## Your goal
Copy each line of the data below exactly, leaving out pictures.

## Given information
____________________
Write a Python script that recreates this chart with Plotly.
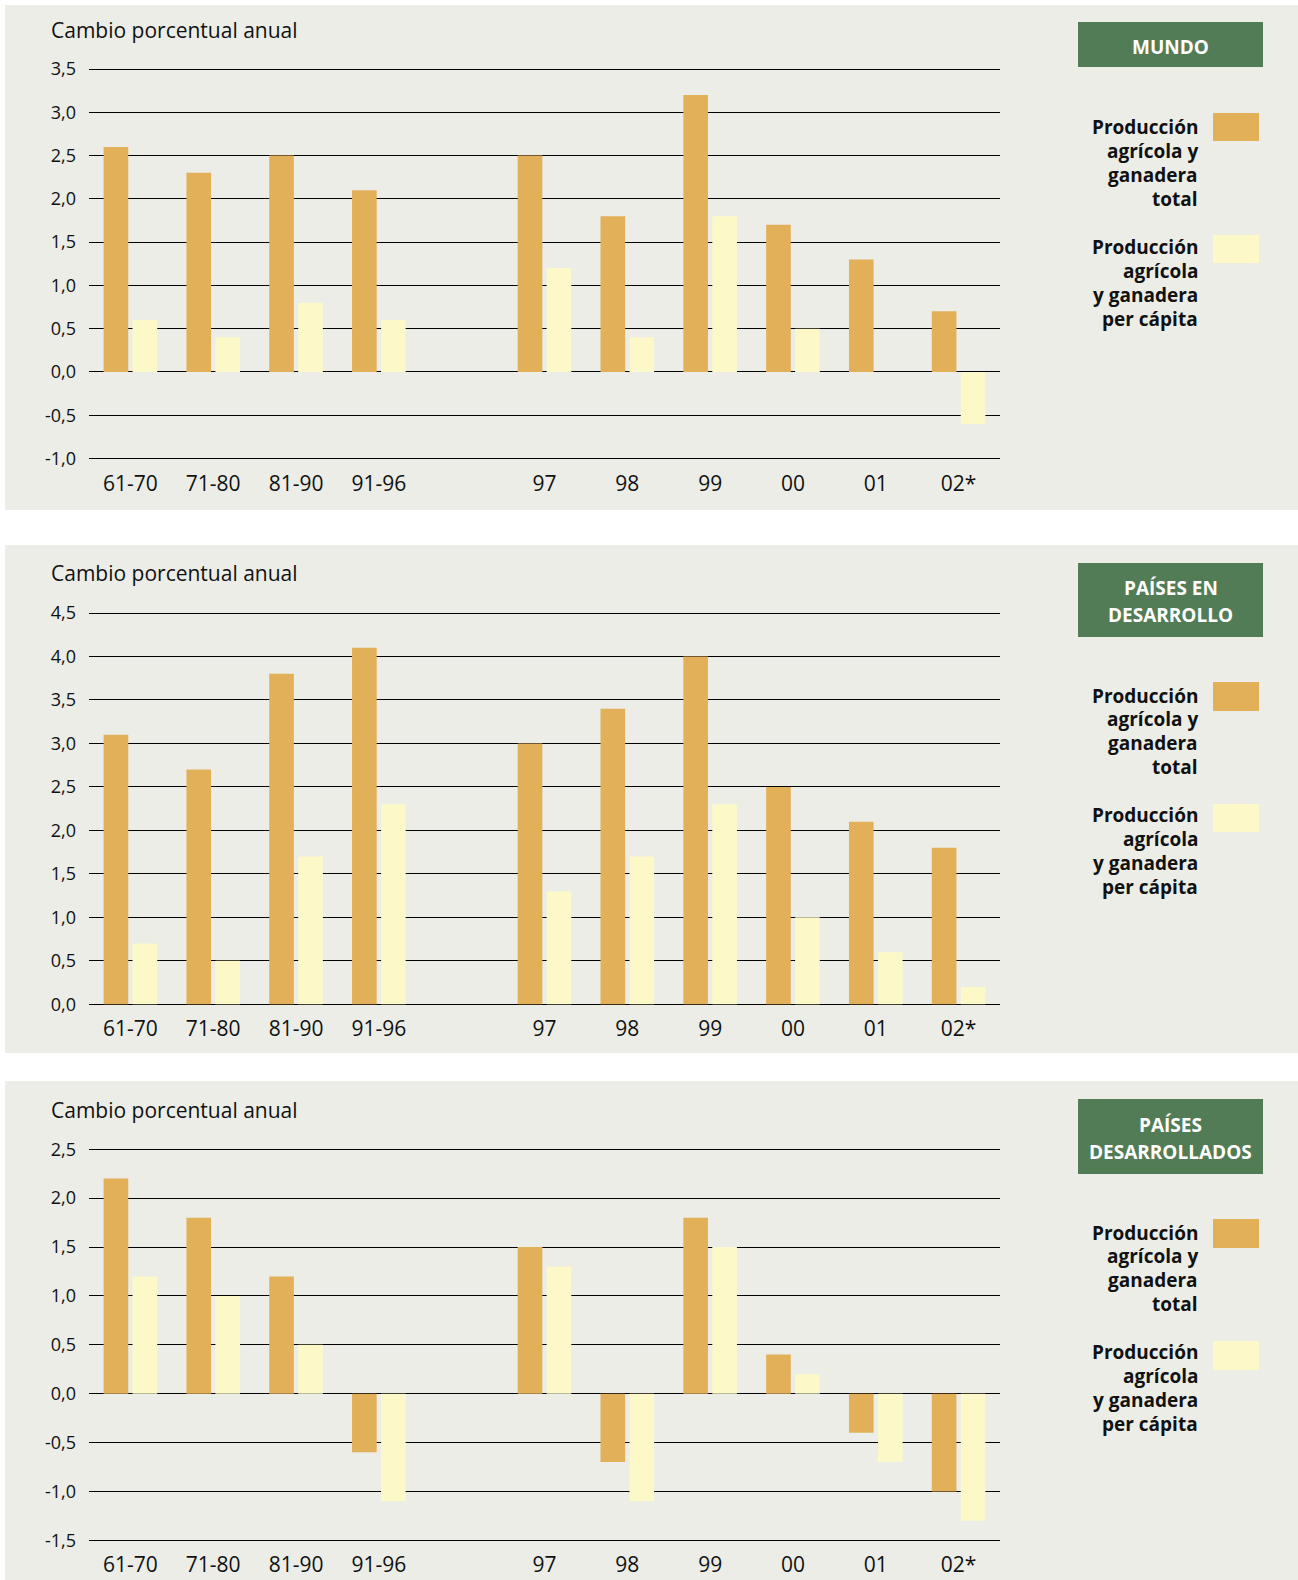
import plotly.graph_objects as go

# ---------------- data ----------------
categories = ["61-70", "71-80", "81-90", "91-96", "", "97", "98", "99", "00", "01", "02*"]

mundo_total = [2.6, 2.3, 2.5, 2.1, None, 2.5, 1.8, 3.2, 1.7, 1.3, 0.7]
mundo_percap = [0.6, 0.4, 0.8, 0.6, None, 1.2, 0.4, 1.8, 0.5, 0.0, -0.6]

desarrollo_total = [3.1, 2.7, 3.8, 4.1, None, 3.0, 3.4, 4.0, 2.5, 2.1, 1.8]
desarrollo_percap = [0.7, 0.5, 1.7, 2.3, None, 1.3, 1.7, 2.3, 1.0, 0.6, 0.2]

desarrollados_total = [2.2, 1.8, 1.2, -0.6, None, 1.5, -0.7, 1.8, 0.4, -0.4, -1.0]
desarrollados_percap = [1.2, 1.0, 0.5, -1.1, None, 1.3, -1.1, 1.5, 0.2, -0.7, -1.3]

mundo_ticks = [-1.0, -0.5, 0.0, 0.5, 1.0, 1.5, 2.0, 2.5, 3.0, 3.5]
mundo_ticklabels = ["-1,0", "-0,5", "0,0", "0,5", "1,0", "1,5", "2,0", "2,5", "3,0", "3,5"]
desarrollo_ticks = [0.0, 0.5, 1.0, 1.5, 2.0, 2.5, 3.0, 3.5, 4.0, 4.5]
desarrollo_ticklabels = ["0,0", "0,5", "1,0", "1,5", "2,0", "2,5", "3,0", "3,5", "4,0", "4,5"]
desarrollados_ticks = [-1.5, -1.0, -0.5, 0.0, 0.5, 1.0, 1.5, 2.0, 2.5]
desarrollados_ticklabels = ["-1,5", "-1,0", "-0,5", "0,0", "0,5", "1,0", "1,5", "2,0", "2,5"]

panel_titles = [["MUNDO"], ["PAÍSES EN", "DESARROLLO"], ["PAÍSES", "DESARROLLADOS"]]
series_total_lines = ["Producción", "agrícola y", "ganadera", "total"]
series_percap_lines = ["Producción", "agrícola", "y ganadera", "per cápita"]
axis_title = "Cambio porcentual anual"

# ---------------- style ----------------
W, H = 1298, 1580
C_TOTAL = "#E3B05A"
C_PERCAP = "#FCF8C8"
C_BG = "#EBEDE6"
C_GREEN = "#527C56"
C_TEXT = "#111111"
FONT = "Open Sans"
PAD_PX = 4


def xp(px):
    return px / W


def yp(py):
    return 1 - py / H


panels = [
    dict(total=mundo_total, percap=mundo_percap, ticks=mundo_ticks, labels=mundo_ticklabels,
         bg=(5, 510), plot=(69.0, 458.5), title_y=30, box=(22, 67), box_lines=[47.4],
         leg1=127, leg2=247, sw1=(113, 141), sw2=(235, 263), name=panel_titles[0]),
    dict(total=desarrollo_total, percap=desarrollo_percap, ticks=desarrollo_ticks,
         labels=desarrollo_ticklabels, bg=(545, 1053), plot=(613.0, 1004.3), title_y=573.5,
         box=(563, 637), box_lines=[587.5, 614.5], leg1=695.5, leg2=815,
         sw1=(682, 711), sw2=(804, 832), name=panel_titles[1]),
    dict(total=desarrollados_total, percap=desarrollados_percap, ticks=desarrollados_ticks,
         labels=desarrollados_ticklabels, bg=(1081, 1580), plot=(1149.3, 1540.3),
         title_y=1109.5, box=(1099, 1174), box_lines=[1124.7, 1151.8], leg1=1232.5, leg2=1352,
         sw1=(1219, 1248), sw2=(1341, 1370), name=panel_titles[2]),
]

x_idx = list(range(len(categories)))
fig = go.Figure()
shapes = []
annotations = []
layout_axes = {}
LEG_STEP = 23.9

for i, p in enumerate(panels):
    sfx = "" if i == 0 else str(i + 1)
    xa, ya = "x" + sfx, "y" + sfx
    fig.add_trace(go.Bar(x=x_idx, y=p["total"], marker=dict(color=C_TOTAL, line=dict(width=0)),
                         xaxis=xa, yaxis=ya, showlegend=False, hoverinfo="y"))
    fig.add_trace(go.Bar(x=x_idx, y=p["percap"], marker=dict(color=C_PERCAP, line=dict(width=0)),
                         xaxis=xa, yaxis=ya, showlegend=False, hoverinfo="y"))

    top, bot = p["plot"]
    t = p["ticks"]
    ppu = (bot - top) / (t[-1] - t[0])  # pixels per unit
    eps = PAD_PX / ppu
    layout_axes["xaxis" + sfx] = dict(
        domain=[xp(89), xp(1000)], anchor=ya, range=[-0.5, len(categories) - 0.5],
        tickvals=x_idx, ticktext=categories, showgrid=False, zeroline=False, showline=False,
        ticks="", ticklabelstandoff=10 - PAD_PX, automargin=False,
        tickfont=dict(family=FONT, size=21, color=C_TEXT), fixedrange=True)
    layout_axes["yaxis" + sfx] = dict(
        domain=[yp(bot + PAD_PX), yp(top - PAD_PX)], anchor=xa, range=[t[0] - eps, t[-1] + eps],
        tickvals=t, ticktext=p["labels"], showgrid=True, gridcolor="#000000", gridwidth=1.3,
        zeroline=False, showline=False, ticks="", ticklabelstandoff=12, automargin=False,
        tickfont=dict(family=FONT, size=18, color=C_TEXT), fixedrange=True)

    # panel background
    shapes.append(dict(type="rect", xref="paper", yref="paper", x0=xp(5), x1=xp(1298),
                       y0=yp(p["bg"][1]), y1=yp(p["bg"][0]), fillcolor=C_BG,
                       line=dict(width=0), layer="below"))
    # green title box
    shapes.append(dict(type="rect", xref="paper", yref="paper", x0=xp(1078), x1=xp(1263),
                       y0=yp(p["box"][1]), y1=yp(p["box"][0]), fillcolor=C_GREEN,
                       line=dict(width=0), layer="below"))
    # legend swatches
    for (s0, s1), col in ((p["sw1"], C_TOTAL), (p["sw2"], C_PERCAP)):
        shapes.append(dict(type="rect", xref="paper", yref="paper", x0=xp(1213), x1=xp(1259),
                           y0=yp(s1), y1=yp(s0), fillcolor=col, line=dict(width=0),
                           layer="below"))

    annotations.append(dict(text=axis_title, xref="paper", yref="paper", x=xp(49),
                            y=yp(p["title_y"]), xanchor="left", yanchor="middle",
                            showarrow=False, font=dict(family=FONT, size=21, color=C_TEXT)))
    for line_txt, cy in zip(p["name"], p["box_lines"]):
        annotations.append(dict(text="<b>" + line_txt + "</b>", xref="paper", yref="paper",
                                x=xp(1170.5), y=yp(cy), xanchor="center", yanchor="middle",
                                showarrow=False,
                                font=dict(family=FONT, size=19, color="#FFFFFF")))
    for ly, lines in ((p["leg1"], series_total_lines), (p["leg2"], series_percap_lines)):
        for k, line_txt in enumerate(lines):
            annotations.append(dict(text="<b>" + line_txt + "</b>", xref="paper", yref="paper",
                                    x=xp(1200), y=yp(ly + k * LEG_STEP), xanchor="right",
                                    yanchor="middle", showarrow=False,
                                    font=dict(family=FONT, size=19, color=C_TEXT)))

fig.update_layout(
    width=W, height=H, margin=dict(l=0, r=0, t=0, b=0, autoexpand=False),
    paper_bgcolor="#FFFFFF", plot_bgcolor="rgba(0,0,0,0)",
    barmode="group", bargap=0.30, bargroupgap=0.15,
    shapes=shapes, annotations=annotations, showlegend=False,
    **layout_axes,
)

fig.write_html(
    "out.html",
    config={"displayModeBar": False},
    post_script="document.documentElement.style.margin='0';document.body.style.margin='0';"
                "document.body.style.padding='0';document.body.style.overflow='hidden';",
)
____________________
## Exercise result
Write a Python script that recreates this chart with Plotly.
import plotly.graph_objects as go

# ---------------- data ----------------
categories = ["61-70", "71-80", "81-90", "91-96", "", "97", "98", "99", "00", "01", "02*"]

mundo_total = [2.6, 2.3, 2.5, 2.1, None, 2.5, 1.8, 3.2, 1.7, 1.3, 0.7]
mundo_percap = [0.6, 0.4, 0.8, 0.6, None, 1.2, 0.4, 1.8, 0.5, 0.0, -0.6]

desarrollo_total = [3.1, 2.7, 3.8, 4.1, None, 3.0, 3.4, 4.0, 2.5, 2.1, 1.8]
desarrollo_percap = [0.7, 0.5, 1.7, 2.3, None, 1.3, 1.7, 2.3, 1.0, 0.6, 0.2]

desarrollados_total = [2.2, 1.8, 1.2, -0.6, None, 1.5, -0.7, 1.8, 0.4, -0.4, -1.0]
desarrollados_percap = [1.2, 1.0, 0.5, -1.1, None, 1.3, -1.1, 1.5, 0.2, -0.7, -1.3]

mundo_ticks = [-1.0, -0.5, 0.0, 0.5, 1.0, 1.5, 2.0, 2.5, 3.0, 3.5]
mundo_ticklabels = ["-1,0", "-0,5", "0,0", "0,5", "1,0", "1,5", "2,0", "2,5", "3,0", "3,5"]
desarrollo_ticks = [0.0, 0.5, 1.0, 1.5, 2.0, 2.5, 3.0, 3.5, 4.0, 4.5]
desarrollo_ticklabels = ["0,0", "0,5", "1,0", "1,5", "2,0", "2,5", "3,0", "3,5", "4,0", "4,5"]
desarrollados_ticks = [-1.5, -1.0, -0.5, 0.0, 0.5, 1.0, 1.5, 2.0, 2.5]
desarrollados_ticklabels = ["-1,5", "-1,0", "-0,5", "0,0", "0,5", "1,0", "1,5", "2,0", "2,5"]

panel_titles = [["MUNDO"], ["PAÍSES EN", "DESARROLLO"], ["PAÍSES", "DESARROLLADOS"]]
series_total_lines = ["Producción", "agrícola y", "ganadera", "total"]
series_percap_lines = ["Producción", "agrícola", "y ganadera", "per cápita"]
axis_title = "Cambio porcentual anual"

# ---------------- style ----------------
W, H = 1298, 1580
C_TOTAL = "#E3B05A"
C_PERCAP = "#FCF8C8"
C_BG = "#EBEDE6"
C_GREEN = "#527C56"
C_TEXT = "#111111"
FONT = "Open Sans"
PAD_PX = 4


def xp(px):
    return px / W


def yp(py):
    return 1 - py / H


panels = [
    dict(total=mundo_total, percap=mundo_percap, ticks=mundo_ticks, labels=mundo_ticklabels,
         bg=(5, 510), plot=(69.0, 458.5), title_y=30, box=(22, 67), box_lines=[47.4],
         leg1=127, leg2=247, sw1=(113, 141), sw2=(235, 263), name=panel_titles[0]),
    dict(total=desarrollo_total, percap=desarrollo_percap, ticks=desarrollo_ticks,
         labels=desarrollo_ticklabels, bg=(545, 1053), plot=(613.0, 1004.3), title_y=573.5,
         box=(563, 637), box_lines=[587.5, 614.5], leg1=695.5, leg2=815,
         sw1=(682, 711), sw2=(804, 832), name=panel_titles[1]),
    dict(total=desarrollados_total, percap=desarrollados_percap, ticks=desarrollados_ticks,
         labels=desarrollados_ticklabels, bg=(1081, 1580), plot=(1149.3, 1540.3),
         title_y=1109.5, box=(1099, 1174), box_lines=[1124.7, 1151.8], leg1=1232.5, leg2=1352,
         sw1=(1219, 1248), sw2=(1341, 1370), name=panel_titles[2]),
]

x_idx = list(range(len(categories)))
fig = go.Figure()
shapes = []
annotations = []
layout_axes = {}
LEG_STEP = 23.9

for i, p in enumerate(panels):
    sfx = "" if i == 0 else str(i + 1)
    xa, ya = "x" + sfx, "y" + sfx
    fig.add_trace(go.Bar(x=x_idx, y=p["total"], marker=dict(color=C_TOTAL, line=dict(width=0)),
                         xaxis=xa, yaxis=ya, showlegend=False, hoverinfo="y"))
    fig.add_trace(go.Bar(x=x_idx, y=p["percap"], marker=dict(color=C_PERCAP, line=dict(width=0)),
                         xaxis=xa, yaxis=ya, showlegend=False, hoverinfo="y"))

    top, bot = p["plot"]
    t = p["ticks"]
    ppu = (bot - top) / (t[-1] - t[0])  # pixels per unit
    eps = PAD_PX / ppu
    layout_axes["xaxis" + sfx] = dict(
        domain=[xp(89), xp(1000)], anchor=ya, range=[-0.5, len(categories) - 0.5],
        tickvals=x_idx, ticktext=categories, showgrid=False, zeroline=False, showline=False,
        ticks="", ticklabelstandoff=10 - PAD_PX, automargin=False,
        tickfont=dict(family=FONT, size=21, color=C_TEXT), fixedrange=True)
    layout_axes["yaxis" + sfx] = dict(
        domain=[yp(bot + PAD_PX), yp(top - PAD_PX)], anchor=xa, range=[t[0] - eps, t[-1] + eps],
        tickvals=t, ticktext=p["labels"], showgrid=True, gridcolor="#000000", gridwidth=1.3,
        zeroline=False, showline=False, ticks="", ticklabelstandoff=12, automargin=False,
        tickfont=dict(family=FONT, size=18, color=C_TEXT), fixedrange=True)

    # panel background
    shapes.append(dict(type="rect", xref="paper", yref="paper", x0=xp(5), x1=xp(1298),
                       y0=yp(p["bg"][1]), y1=yp(p["bg"][0]), fillcolor=C_BG,
                       line=dict(width=0), layer="below"))
    # green title box
    shapes.append(dict(type="rect", xref="paper", yref="paper", x0=xp(1078), x1=xp(1263),
                       y0=yp(p["box"][1]), y1=yp(p["box"][0]), fillcolor=C_GREEN,
                       line=dict(width=0), layer="below"))
    # legend swatches
    for (s0, s1), col in ((p["sw1"], C_TOTAL), (p["sw2"], C_PERCAP)):
        shapes.append(dict(type="rect", xref="paper", yref="paper", x0=xp(1213), x1=xp(1259),
                           y0=yp(s1), y1=yp(s0), fillcolor=col, line=dict(width=0),
                           layer="below"))

    annotations.append(dict(text=axis_title, xref="paper", yref="paper", x=xp(49),
                            y=yp(p["title_y"]), xanchor="left", yanchor="middle",
                            showarrow=False, font=dict(family=FONT, size=21, color=C_TEXT)))
    for line_txt, cy in zip(p["name"], p["box_lines"]):
        annotations.append(dict(text="<b>" + line_txt + "</b>", xref="paper", yref="paper",
                                x=xp(1170.5), y=yp(cy), xanchor="center", yanchor="middle",
                                showarrow=False,
                                font=dict(family=FONT, size=19, color="#FFFFFF")))
    for ly, lines in ((p["leg1"], series_total_lines), (p["leg2"], series_percap_lines)):
        for k, line_txt in enumerate(lines):
            annotations.append(dict(text="<b>" + line_txt + "</b>", xref="paper", yref="paper",
                                    x=xp(1200), y=yp(ly + k * LEG_STEP), xanchor="right",
                                    yanchor="middle", showarrow=False,
                                    font=dict(family=FONT, size=19, color=C_TEXT)))

fig.update_layout(
    width=W, height=H, margin=dict(l=0, r=0, t=0, b=0, autoexpand=False),
    paper_bgcolor="#FFFFFF", plot_bgcolor="rgba(0,0,0,0)",
    barmode="group", bargap=0.30, bargroupgap=0.15,
    shapes=shapes, annotations=annotations, showlegend=False,
    **layout_axes,
)

fig.write_html(
    "out.html",
    config={"displayModeBar": False},
    post_script="document.documentElement.style.margin='0';document.body.style.margin='0';"
                "document.body.style.padding='0';document.body.style.overflow='hidden';",
)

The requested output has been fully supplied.